_WHAT IS EXPECTED_.
Wherever "code" appears in a line, copy that line.

::::::

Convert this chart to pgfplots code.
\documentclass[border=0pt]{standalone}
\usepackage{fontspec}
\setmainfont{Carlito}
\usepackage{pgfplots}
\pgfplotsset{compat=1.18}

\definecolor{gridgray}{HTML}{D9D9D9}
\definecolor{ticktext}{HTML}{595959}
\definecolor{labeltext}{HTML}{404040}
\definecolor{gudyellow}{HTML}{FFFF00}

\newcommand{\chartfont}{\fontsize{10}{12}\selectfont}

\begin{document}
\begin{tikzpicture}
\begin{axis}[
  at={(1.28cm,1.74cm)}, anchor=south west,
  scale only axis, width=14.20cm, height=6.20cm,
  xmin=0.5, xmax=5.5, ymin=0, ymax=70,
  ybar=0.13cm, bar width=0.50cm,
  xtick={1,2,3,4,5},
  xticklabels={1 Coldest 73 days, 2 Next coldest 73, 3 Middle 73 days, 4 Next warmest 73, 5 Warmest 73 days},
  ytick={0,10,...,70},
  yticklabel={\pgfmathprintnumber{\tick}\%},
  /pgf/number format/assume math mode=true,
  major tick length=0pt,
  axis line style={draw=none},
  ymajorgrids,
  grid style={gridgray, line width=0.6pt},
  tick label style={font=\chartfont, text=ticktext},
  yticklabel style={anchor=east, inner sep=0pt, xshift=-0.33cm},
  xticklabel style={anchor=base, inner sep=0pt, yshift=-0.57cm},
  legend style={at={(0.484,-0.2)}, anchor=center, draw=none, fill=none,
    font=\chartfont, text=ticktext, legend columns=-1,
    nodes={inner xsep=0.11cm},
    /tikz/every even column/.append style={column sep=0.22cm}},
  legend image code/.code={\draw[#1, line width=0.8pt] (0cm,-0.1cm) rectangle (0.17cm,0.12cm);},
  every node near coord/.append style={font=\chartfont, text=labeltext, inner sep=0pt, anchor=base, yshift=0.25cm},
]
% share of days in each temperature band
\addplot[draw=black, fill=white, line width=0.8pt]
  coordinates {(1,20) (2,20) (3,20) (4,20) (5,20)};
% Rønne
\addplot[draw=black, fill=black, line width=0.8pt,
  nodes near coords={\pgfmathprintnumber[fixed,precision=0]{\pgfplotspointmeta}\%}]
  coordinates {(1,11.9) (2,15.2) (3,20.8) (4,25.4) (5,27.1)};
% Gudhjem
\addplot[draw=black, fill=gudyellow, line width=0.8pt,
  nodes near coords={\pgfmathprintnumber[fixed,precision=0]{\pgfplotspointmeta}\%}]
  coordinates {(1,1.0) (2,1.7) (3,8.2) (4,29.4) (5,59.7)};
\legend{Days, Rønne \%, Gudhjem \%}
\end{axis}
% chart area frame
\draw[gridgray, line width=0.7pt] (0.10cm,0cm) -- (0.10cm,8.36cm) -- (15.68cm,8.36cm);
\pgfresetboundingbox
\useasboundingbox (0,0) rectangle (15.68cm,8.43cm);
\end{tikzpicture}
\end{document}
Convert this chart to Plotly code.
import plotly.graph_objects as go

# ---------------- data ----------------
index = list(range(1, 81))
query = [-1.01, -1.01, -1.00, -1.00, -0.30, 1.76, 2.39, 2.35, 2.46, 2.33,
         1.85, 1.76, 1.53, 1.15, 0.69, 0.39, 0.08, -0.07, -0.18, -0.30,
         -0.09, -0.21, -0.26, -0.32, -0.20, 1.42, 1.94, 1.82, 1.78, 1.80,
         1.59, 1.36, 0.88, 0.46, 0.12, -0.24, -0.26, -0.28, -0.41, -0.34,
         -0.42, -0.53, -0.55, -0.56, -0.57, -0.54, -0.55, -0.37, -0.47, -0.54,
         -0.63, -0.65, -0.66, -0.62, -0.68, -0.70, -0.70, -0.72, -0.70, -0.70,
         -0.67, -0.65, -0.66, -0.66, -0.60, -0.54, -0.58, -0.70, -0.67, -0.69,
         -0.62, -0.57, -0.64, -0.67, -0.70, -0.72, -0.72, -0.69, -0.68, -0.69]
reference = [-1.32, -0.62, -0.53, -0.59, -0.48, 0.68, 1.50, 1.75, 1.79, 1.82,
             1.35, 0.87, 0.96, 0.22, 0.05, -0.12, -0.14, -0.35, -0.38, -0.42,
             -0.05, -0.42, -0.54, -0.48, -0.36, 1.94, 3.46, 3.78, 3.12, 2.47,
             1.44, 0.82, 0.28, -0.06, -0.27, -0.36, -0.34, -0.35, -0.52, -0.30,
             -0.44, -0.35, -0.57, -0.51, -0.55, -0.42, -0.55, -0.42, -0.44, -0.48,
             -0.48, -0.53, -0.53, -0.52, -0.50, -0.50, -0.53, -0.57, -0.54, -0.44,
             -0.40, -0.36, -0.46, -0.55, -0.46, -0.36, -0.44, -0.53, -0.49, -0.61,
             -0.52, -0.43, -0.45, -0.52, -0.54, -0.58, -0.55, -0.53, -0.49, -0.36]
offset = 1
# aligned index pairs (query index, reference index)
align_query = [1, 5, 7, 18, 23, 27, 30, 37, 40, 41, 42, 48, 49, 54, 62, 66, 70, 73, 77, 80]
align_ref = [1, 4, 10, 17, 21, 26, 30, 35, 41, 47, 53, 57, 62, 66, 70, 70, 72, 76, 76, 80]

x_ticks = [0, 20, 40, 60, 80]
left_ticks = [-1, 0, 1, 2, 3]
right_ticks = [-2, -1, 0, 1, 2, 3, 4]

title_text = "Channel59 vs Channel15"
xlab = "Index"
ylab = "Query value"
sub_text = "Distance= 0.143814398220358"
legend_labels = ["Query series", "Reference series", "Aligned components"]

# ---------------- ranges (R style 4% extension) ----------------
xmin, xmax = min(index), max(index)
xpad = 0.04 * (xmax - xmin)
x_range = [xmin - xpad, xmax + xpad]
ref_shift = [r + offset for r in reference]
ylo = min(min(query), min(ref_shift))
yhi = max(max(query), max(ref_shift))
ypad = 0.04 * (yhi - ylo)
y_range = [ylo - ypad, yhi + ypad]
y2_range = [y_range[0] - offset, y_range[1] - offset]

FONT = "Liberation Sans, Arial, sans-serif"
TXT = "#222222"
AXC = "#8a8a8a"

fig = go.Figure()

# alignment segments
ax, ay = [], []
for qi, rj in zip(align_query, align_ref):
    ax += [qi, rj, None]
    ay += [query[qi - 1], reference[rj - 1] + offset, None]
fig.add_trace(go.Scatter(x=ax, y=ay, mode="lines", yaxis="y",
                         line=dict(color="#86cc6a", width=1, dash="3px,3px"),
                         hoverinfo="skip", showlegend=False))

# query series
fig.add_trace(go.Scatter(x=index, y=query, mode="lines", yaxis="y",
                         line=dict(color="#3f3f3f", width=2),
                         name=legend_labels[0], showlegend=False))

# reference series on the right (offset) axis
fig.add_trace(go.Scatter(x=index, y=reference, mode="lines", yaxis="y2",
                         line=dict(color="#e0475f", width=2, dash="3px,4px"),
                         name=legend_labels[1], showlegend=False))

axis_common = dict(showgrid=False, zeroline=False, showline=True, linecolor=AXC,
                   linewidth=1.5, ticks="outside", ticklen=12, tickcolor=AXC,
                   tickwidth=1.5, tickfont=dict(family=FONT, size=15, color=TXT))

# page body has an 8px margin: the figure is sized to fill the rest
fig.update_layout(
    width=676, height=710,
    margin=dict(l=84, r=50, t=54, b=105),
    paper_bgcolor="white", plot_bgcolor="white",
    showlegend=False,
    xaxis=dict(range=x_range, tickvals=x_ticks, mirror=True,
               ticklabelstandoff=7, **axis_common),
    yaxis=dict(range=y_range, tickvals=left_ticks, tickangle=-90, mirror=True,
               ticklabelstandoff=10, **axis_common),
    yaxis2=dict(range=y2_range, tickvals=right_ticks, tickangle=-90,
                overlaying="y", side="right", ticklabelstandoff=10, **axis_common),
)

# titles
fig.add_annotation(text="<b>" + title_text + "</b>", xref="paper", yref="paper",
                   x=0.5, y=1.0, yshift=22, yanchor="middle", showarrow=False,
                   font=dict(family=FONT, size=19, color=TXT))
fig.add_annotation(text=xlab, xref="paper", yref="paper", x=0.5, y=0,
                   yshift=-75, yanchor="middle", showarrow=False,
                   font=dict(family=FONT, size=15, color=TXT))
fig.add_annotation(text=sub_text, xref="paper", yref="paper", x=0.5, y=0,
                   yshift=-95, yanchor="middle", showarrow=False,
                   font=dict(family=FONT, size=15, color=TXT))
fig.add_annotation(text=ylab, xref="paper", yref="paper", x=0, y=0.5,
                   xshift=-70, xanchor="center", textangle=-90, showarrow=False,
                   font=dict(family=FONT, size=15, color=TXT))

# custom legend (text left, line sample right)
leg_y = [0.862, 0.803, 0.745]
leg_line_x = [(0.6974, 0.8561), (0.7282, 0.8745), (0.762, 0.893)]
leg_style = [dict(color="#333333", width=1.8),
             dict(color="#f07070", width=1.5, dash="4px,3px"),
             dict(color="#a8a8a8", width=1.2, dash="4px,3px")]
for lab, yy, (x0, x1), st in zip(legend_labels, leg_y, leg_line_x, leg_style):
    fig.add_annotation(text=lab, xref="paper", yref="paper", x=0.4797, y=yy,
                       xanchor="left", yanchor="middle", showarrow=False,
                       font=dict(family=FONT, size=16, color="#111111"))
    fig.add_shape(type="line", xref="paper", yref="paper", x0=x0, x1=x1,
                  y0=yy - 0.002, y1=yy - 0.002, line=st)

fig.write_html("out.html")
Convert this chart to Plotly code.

::::::

_EXERCISE RESPONSE_.
Convert this chart to pgfplots code.
  legend image code/.code={\draw[#1, line width=0.8pt] (0cm,-0.1cm) rectangle (0.17cm,0.12cm);},
Convert this chart to Plotly code.
Convert this chart to Plotly code.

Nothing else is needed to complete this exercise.